A Tenancy-in-Common (or TIC) serves as a way of sharing ownership of real estate or property amongst more than one individual. It may be established through deed, will, title, or through other documents, when the ownership of a single property is bestowed upon more than one person. In other words, in TICs, each individual holds an undivided but fractional interest in the property.
Advantages of Tenancy-in-Common Ownership
In most 1031 exchange transactions, property swappers often look to move into a TIC due to the many significant advantages to landowners. For example, TIC structures permit people who wish to diversify to invest in various types of investment properties, larger chunks of real estate, and in different geographical markets. Also, a TIC tag helps to avail fixed-rate, non-recourse financing in institutional terms, which otherwise might not be possible for small scale single investors. Further, TIC’s do not prevent a person from acquiring his/her own investment real estate in a subsequent 1031 tax deferred exchange. In other words, going back to sole ownership is still an option.
Even though TIC ownership is a combined ownership, TIC ownership can still be purchased, sold, inherited, bequeathed by will, and is subjected to property tax, gift tax, inheritance tax, and estate tax, in the same way as any other single owner property is treated. Upon the expiry of the tenant, the person’s interest in the property passes to his/her heirs through a will or relevant real estate documents, and does not get divided amongst other TIC owners. That is, there is no survivorship in Tenant In Common as in the case of joint tenancy ownership.

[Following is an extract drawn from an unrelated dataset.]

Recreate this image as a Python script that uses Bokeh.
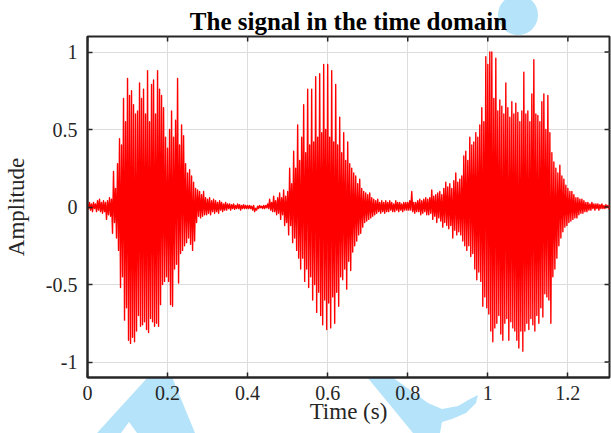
from urllib.parse import quote
from bokeh.plotting import figure
from bokeh.models import Range1d, FixedTicker, InlineStyleSheet
from bokeh.embed import file_html
from bokeh.resources import INLINE

# sample spacing (s) of the envelope readings
STEP = 0.005

# local maxima, one per STEP, starting at t = 0
UPPER = [
    0.02, 0.03, 0.02, 0.03, 0.02, 0.04, 0.05, 0.03, 0.04, 0.03,
    0.04, 0.06, 0.05, 0.23, 0.12, 0.28, 0.44, 0.40, 0.70, 0.55,
    0.83, 0.72, 0.75, 0.66, 0.60, 0.62, 0.80, 0.70, 0.76, 0.60,
    0.88, 0.55, 0.79, 0.82, 0.60, 0.88, 0.76, 0.72, 0.64, 0.45,
    0.38, 0.50, 0.62, 0.45, 0.56, 0.83, 0.40, 0.53, 0.46, 0.28,
    0.22, 0.24, 0.20, 0.16, 0.12, 0.11, 0.10, 0.08, 0.10, 0.06,
    0.05, 0.06, 0.04, 0.05, 0.04, 0.03, 0.04, 0.03, 0.02, 0.03,
    0.02, 0.02, 0.015, 0.02, 0.01, 0.02, 0.015, 0.01, 0.015, 0.01,
    0.01, 0.01, 0.005, 0.01, -0.01, 0.005, 0.01, 0.005, 0.01, 0.01,
    0.02, 0.05, 0.03, 0.07, 0.04, 0.06, 0.09, 0.06, 0.11, 0.07,
    0.10, 0.25, 0.15, 0.36, 0.25, 0.53, 0.30, 0.45, 0.66, 0.35,
    0.76, 0.40, 0.76, 0.42, 0.84, 0.45, 0.86, 0.48, 0.92, 0.50,
    0.92, 0.45, 0.88, 0.42, 0.79, 0.40, 0.58, 0.35, 0.48, 0.30,
    0.42, 0.28, 0.25, 0.22, 0.20, 0.15, 0.18, 0.12, 0.10, 0.09,
    0.08, 0.09, 0.06, 0.05, 0.04, 0.05, 0.03, 0.04, 0.03, 0.04,
    0.03, 0.04, 0.03, 0.02, 0.04, 0.03, 0.03, 0.02, 0.03, 0.03,
    0.03, 0.04, 0.10, 0.03, 0.03, 0.04, 0.05, 0.04, 0.05, 0.06,
    0.05, 0.06, 0.11, 0.07, 0.08, 0.09, 0.10, 0.08, 0.12, 0.16,
    0.13, 0.15, 0.12, 0.17, 0.22, 0.16, 0.18, 0.20, 0.33, 0.36,
    0.30, 0.45, 0.40, 0.42, 0.48, 0.45, 0.53, 0.64, 0.55, 0.97,
    0.92, 1.00, 1.00, 0.70, 0.96, 0.62, 0.69, 0.65, 0.60, 0.80,
    0.64, 0.58, 0.68, 0.60, 0.67, 0.61, 0.55, 0.62, 0.87, 0.60,
    0.62, 0.55, 0.73, 0.95, 0.60, 0.59, 0.55, 0.68, 0.73, 0.50,
    0.72, 0.48, 0.35, 0.29, 0.25, 0.22, 0.27, 0.20, 0.18, 0.14,
    0.12, 0.10, 0.10, 0.08, 0.06, 0.06, 0.05, 0.05, 0.04, 0.03,
    0.03, 0.02, 0.03, 0.02, 0.02, 0.02, 0.015, 0.02, 0.01, 0.015,
    0.01, 0.01,
]

# local minima, half a STEP after each maximum
LOWER = [
    -0.01, -0.02, -0.03, -0.01, -0.03, -0.02, -0.03, -0.04, -0.03, -0.08,
    -0.05, -0.06, -0.17, -0.10, -0.20, -0.28, -0.52, -0.45, -0.73, -0.65,
    -0.86, -0.88, -0.84, -0.87, -0.80, -0.70, -0.77, -0.76, -0.74, -0.79,
    -0.81, -0.72, -0.74, -0.77, -0.75, -0.77, -0.63, -0.50, -0.48, -0.45,
    -0.48, -0.63, -0.64, -0.40, -0.37, -0.49, -0.30, -0.28, -0.25, -0.23,
    -0.20, -0.24, -0.28, -0.22, -0.10, -0.06, -0.07, -0.06, -0.05, -0.05,
    -0.04, -0.05, -0.03, -0.04, -0.03, -0.04, -0.02, -0.03, -0.02, -0.02,
    -0.01, -0.02, -0.01, -0.015, -0.01, -0.01, -0.02, -0.01, -0.01, -0.01,
    -0.01, -0.01, -0.02, -0.03, -0.02, -0.01, -0.005, -0.01, -0.01, -0.005,
    -0.01, -0.02, -0.03, -0.03, -0.05, -0.04, -0.08, -0.05, -0.12, -0.10,
    -0.18, -0.12, -0.23, -0.20, -0.28, -0.33, -0.40, -0.33, -0.48, -0.40,
    -0.52, -0.45, -0.60, -0.50, -0.68, -0.55, -0.70, -0.76, -0.60, -0.79,
    -0.62, -0.78, -0.58, -0.75, -0.55, -0.64, -0.45, -0.47, -0.40, -0.53,
    -0.35, -0.41, -0.29, -0.25, -0.22, -0.18, -0.17, -0.13, -0.10, -0.09,
    -0.08, -0.07, -0.06, -0.05, -0.04, -0.03, -0.04, -0.03, -0.04, -0.03,
    -0.03, -0.02, -0.03, -0.03, -0.02, -0.03, -0.02, -0.03, -0.02, -0.02,
    -0.02, -0.02, -0.03, -0.04, -0.03, -0.03, -0.05, -0.04, -0.03, -0.05,
    -0.05, -0.04, -0.08, -0.06, -0.10, -0.07, -0.09, -0.13, -0.10, -0.12,
    -0.14, -0.12, -0.20, -0.15, -0.18, -0.16, -0.18, -0.22, -0.25, -0.28,
    -0.25, -0.32, -0.30, -0.40, -0.47, -0.42, -0.48, -0.64, -0.58, -0.65,
    -0.69, -0.80, -0.87, -0.78, -0.75, -0.70, -0.82, -0.86, -0.75, -0.72,
    -0.86, -0.74, -0.78, -0.80, -0.86, -0.91, -0.80, -0.93, -0.80, -0.75,
    -0.79, -0.72, -0.76, -0.80, -0.70, -0.75, -0.65, -0.71, -0.56, -0.58,
    -0.60, -0.75, -0.45, -0.40, -0.33, -0.25, -0.20, -0.16, -0.13, -0.12,
    -0.10, -0.09, -0.08, -0.07, -0.07, -0.05, -0.04, -0.04, -0.03, -0.03,
    -0.02, -0.02, -0.01, -0.02, -0.01, -0.02, -0.01, -0.01, -0.01, -0.005,
    -0.01, -0.005,
]

X_TICKS = [0, 0.2, 0.4, 0.6, 0.8, 1.0, 1.2]
X_LABELS = ["0", "0.2", "0.4", "0.6", "0.8", "1", "1.2"]
Y_TICKS = [-1, -0.5, 0, 0.5, 1]
Y_LABELS = ["-1", "-0.5", "0", "0.5", "1"]
X_MAX = 1.304
Y_LIM = 1.1

TITLE = "The signal in the time domain"
X_TITLE = "Time (s)"
Y_TITLE = "Amplitude"

# interleave maxima and minima into one trace
ts, ys = [], []
for i, (u, l) in enumerate(zip(UPPER, LOWER)):
    ts.append(i * STEP)
    ys.append(u)
    ts.append(i * STEP + STEP / 2)
    ys.append(l)

FONT = "Liberation Serif"
DARK = "#262626"
W, H = 611, 433
ML, MR, MT, MB = 82, 2, 36, 56

p = figure(width=W, height=H, output_backend="svg", toolbar_location=None,
           x_range=Range1d(0, X_MAX), y_range=Range1d(-Y_LIM, Y_LIM),
           min_border_left=ML, min_border_right=MR, min_border_top=MT,
           min_border_bottom=MB)

p.title.text = TITLE
p.title.align = "center"
p.title.text_font = FONT
p.title.text_font_size = "25px"
p.title.text_font_style = "bold"
p.title.text_color = "black"
p.title.standoff = 4
p.title.offset = 0

p.background_fill_color = "white"
p.border_fill_color = None
p.outline_line_color = DARK
p.outline_line_width = 2

def style_axis(ax, ticks, labels):
    ax.ticker = FixedTicker(ticks=ticks)
    ax.major_label_overrides = {t: s for t, s in zip(ticks, labels)}
    ax.major_tick_in = 5
    ax.major_tick_out = 0
    ax.minor_tick_line_color = None
    ax.major_tick_line_color = DARK
    ax.major_tick_line_width = 1.5
    ax.axis_line_color = DARK
    ax.axis_line_width = 2
    ax.major_label_text_font = FONT
    ax.major_label_text_font_size = "20px"
    ax.major_label_text_color = DARK
    ax.axis_label_text_font = FONT
    ax.axis_label_text_font_size = "23px"
    ax.axis_label_text_font_style = "normal"
    ax.axis_label_text_color = DARK

xa, ya = p.xaxis[0], p.yaxis[0]
style_axis(xa, X_TICKS, X_LABELS)
style_axis(ya, Y_TICKS, Y_LABELS)
xa.major_label_standoff = 8
ya.major_label_standoff = 10
xa.axis_label = X_TITLE
xa.axis_label_standoff = -4
ya.axis_label = Y_TITLE
ya.axis_label_standoff = 14

p.xgrid.ticker = FixedTicker(ticks=X_TICKS)
p.ygrid.ticker = FixedTicker(ticks=Y_TICKS)
p.grid.grid_line_color = "#dcdcdc"
p.grid.grid_line_width = 1

p.line(ts, ys, line_color="#ff0000", line_width=1.4, line_join="round")

# inward ticks on the top and right edges of the box (5 px long)
frame_w = W - ML - MR
frame_h = H - MT - MB
dx = 5 * X_MAX / frame_w
dy = 5 * 2 * Y_LIM / frame_h
p.segment(x0=X_TICKS, x1=X_TICKS, y0=[Y_LIM] * len(X_TICKS),
          y1=[Y_LIM - dy] * len(X_TICKS), line_color=DARK, line_width=1.5)
p.segment(x0=[X_MAX] * len(Y_TICKS), x1=[X_MAX - dx] * len(Y_TICKS),
          y0=Y_TICKS, y1=Y_TICKS, line_color=DARK, line_width=1.5)

# light-blue watermark behind the page (hidden by the white axes box)
wm_svg = (
    "<svg xmlns='http://www.w3.org/2000/svg' width='611' height='433'>"
    "<g fill='rgb(181,227,250)'>"
    "<circle cx='518' cy='15' r='20'/>"
    "<polygon points='156,360 165,360 172,377 195,433 137,433 129,422 121,433 97,433 148,377'/>"
    "<polygon points='356,360 380,360 392,377 428,403 442,409 458,406 470,399 478,395 "
    "476,403 466,413 452,419 442,422 440,433 413,433 367,377'/>"
    "</g></svg>"
)
css = (":host { background-image: url(\"data:image/svg+xml," + quote(wm_svg) + "\");"
       " background-repeat: no-repeat; background-position: 0 0; background-color: white; }")
p.stylesheets = [InlineStyleSheet(css=css)]

open("out.html", "w").write(file_html(p, INLINE))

Regarding rights in a Tenancy-in-Common, each tenant has unrestricted and equal rights to access the property subject. Further, each TIC can petition for and subsequently secure the partition of the property at any time sans any restriction. On partition, the petitioner gets sole right of ownership of the partitioned real estate that the court views as his/her rightful share in the prior undivided interest. In some cases, the court may order the property be sold, and the resulting money be shared amongst all tenants in common in the same proportion as their ownership interests were. But this is a last resort when all other steps to divide the property fail.